Maison Robert (1972–2004) was widely considered one of the nation’s best restaurants and created a stir in Boston’s culinary, social and political circles. Among its famous guests were the Kennedys, former Boston Mayor Kevin H. White, who ate lunch at Maison Robert almost every day, and Julia Child.

Maison Robert achieved pop culture fame when it was featured in a Folger’s coffee television commercial in the 1980s.

Friends, colleagues and family remembered Robert as the quiet, dignified Frenchman who helped bring sophisticated dining to Boston and inspired a culinary renaissance in the city that continues to evolve today.

“Before (Lucien) opened Maison Robert, Boston was all beans, potatoes and cod,” said Steve DiFillippo, the chef-owner of Boston-based Davio’s Northern Italian Steakhouse.

“I came to America because of him; I became a chef because of him,” said Robert’s nephew, Jacky Robert, who cooked for the elder Robert for many years, and who today runs Petit Robert Bistros throughout the city.

“Maison Robert was the place to be in Boston,” said chef and restaurateur Lydia Shire, who credits Robert for changing her life when he hired her in the early 1970s. “It was the standard by which other restaurants were measured. Everyone wanted to eat there.”

Robert would shop for whole lambs at local markets and deliver the entire carcasses to the restaurant in his tiny Citroen, remembered Shire.

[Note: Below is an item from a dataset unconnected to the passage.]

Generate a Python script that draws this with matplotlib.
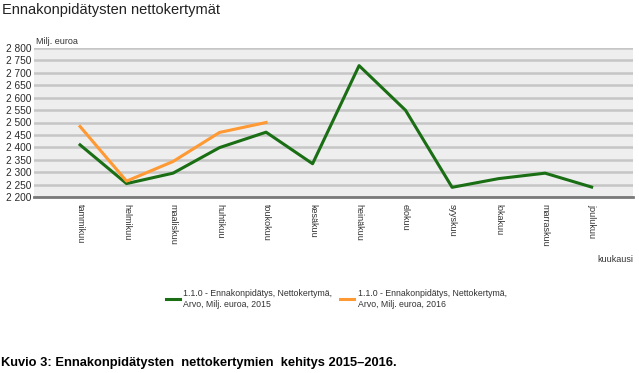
import matplotlib
matplotlib.use("Agg")
import matplotlib.pyplot as plt
from matplotlib.lines import Line2D

# Data
months = ["tammikuu", "helmikuu", "maaliskuu", "huhtikuu", "toukokuu", "kesäkuu",
          "heinäkuu", "elokuu", "syyskuu", "lokakuu", "marraskuu", "joulukuu"]
values_2015 = [2410, 2254, 2296, 2399, 2461, 2334, 2729, 2549, 2239, 2274, 2296, 2240]
values_2016 = [2484, 2264, 2343, 2460, 2500]
series_labels = ["1.1.0 - Ennakonpidätys, Nettokertymä,\nArvo, Milj. euroa, 2015",
                 "1.1.0 - Ennakonpidätys, Nettokertymä,\nArvo, Milj. euroa, 2016"]
y_ticks = list(range(2200, 2801, 50))

plt.rcParams['font.family'] = ['Liberation Sans', 'DejaVu Sans']

W, H = 639, 373
fig = plt.figure(figsize=(W / 100, H / 100), dpi=100)
fig.patch.set_facecolor('white')

# axes in pixel coords
left, right, top, bottom = 34, 633, 48, 197
ax = fig.add_axes([left / W, 1 - bottom / H, (right - left) / W, (bottom - top) / H])
ax.set_facecolor('#eeeeee')

green = '#1a6e14'
orange = '#ff9933'
x = list(range(len(months)))
ax.plot(x, values_2015, color=green, lw=2.2, zorder=3)
ax.plot(x[:len(values_2016)], values_2016, color=orange, lw=2.2, zorder=3)

ax.set_xlim(-0.99, 11.89)
ax.set_ylim(2200, 2800)
ax.set_yticks(y_ticks)
ax.set_yticklabels([f"{v // 1000} {v % 1000:03d}" for v in y_ticks],
                   fontsize=7.3, color='#2a2a2a')
ax.set_xticks(x)
ax.set_xticklabels(months, rotation=270, fontsize=6.5, color='#333333', va='top')
ax.tick_params(axis='both', length=0, pad=2)
ax.tick_params(axis='x', pad=5)

ax.grid(axis='y', color='#c6c6c6', lw=1.8)
ax.set_axisbelow(True)
for s in ['top', 'right', 'left']:
    ax.spines[s].set_visible(False)
ax.spines['bottom'].set_color('#7a7a7a')
ax.spines['bottom'].set_linewidth(2)

# texts
fig.text(2 / W, 1 - 10 / H, "Ennakonpidätysten nettokertymät", fontsize=10.5,
         color='#222222', va='center', ha='left')
fig.text(36 / W, 1 - 42 / H, "Milj. euroa", fontsize=6.5, color='#333333',
         va='center', ha='left')
fig.text(633 / W, 1 - 260 / H, "kuukausi", fontsize=6.5, color='#333333',
         va='center', ha='right')

# legend
handles = [Line2D([0], [0], color=green, lw=2.2), Line2D([0], [0], color=orange, lw=2.2)]
leg = fig.legend(handles, series_labels, loc='center left',
                 bbox_to_anchor=(158 / W, 1 - 299 / H), ncol=2, frameon=False,
                 fontsize=6.3, handlelength=1.6, handletextpad=0.4,
                 columnspacing=0.9, labelcolor='#333333')

fig.text(1 / W, 1 - 363 / H, "Kuvio 3: Ennakonpidätysten  nettokertymien  kehitys 2015\u20132016.",
         fontsize=9.3, fontweight='bold', va='center', ha='left',
         family=['Liberation Sans Narrow', 'Liberation Sans', 'DejaVu Sans'])

fig.savefig("out.png", dpi=100)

Born in Normandy, Robert moved to the United States in the 1950s, first to Wisconsin where he met his American wife, Ann, and then to Boston. The Roberts lived for more than 40 years in a West Newton home that “reminded him of the family farmhouse in Normandy,” said his nephew.

His famous restaurant was located in Boston’s Old City Hall, the stately School Street manse in Downtown Crossing built during the Civil War. The fine dining restaurant was upstairs; the more casual bistro on the street level. The downstairs eatery was called Ben’s Cafe, a tribute to Founding Father and ambassador to France Benjamin Franklin, who attended Boston Latin School when it was located there on School Street.

“My uncle was a patriot, a patriot of France and a patriot of America,” said Jacky Robert. “He loved this country.”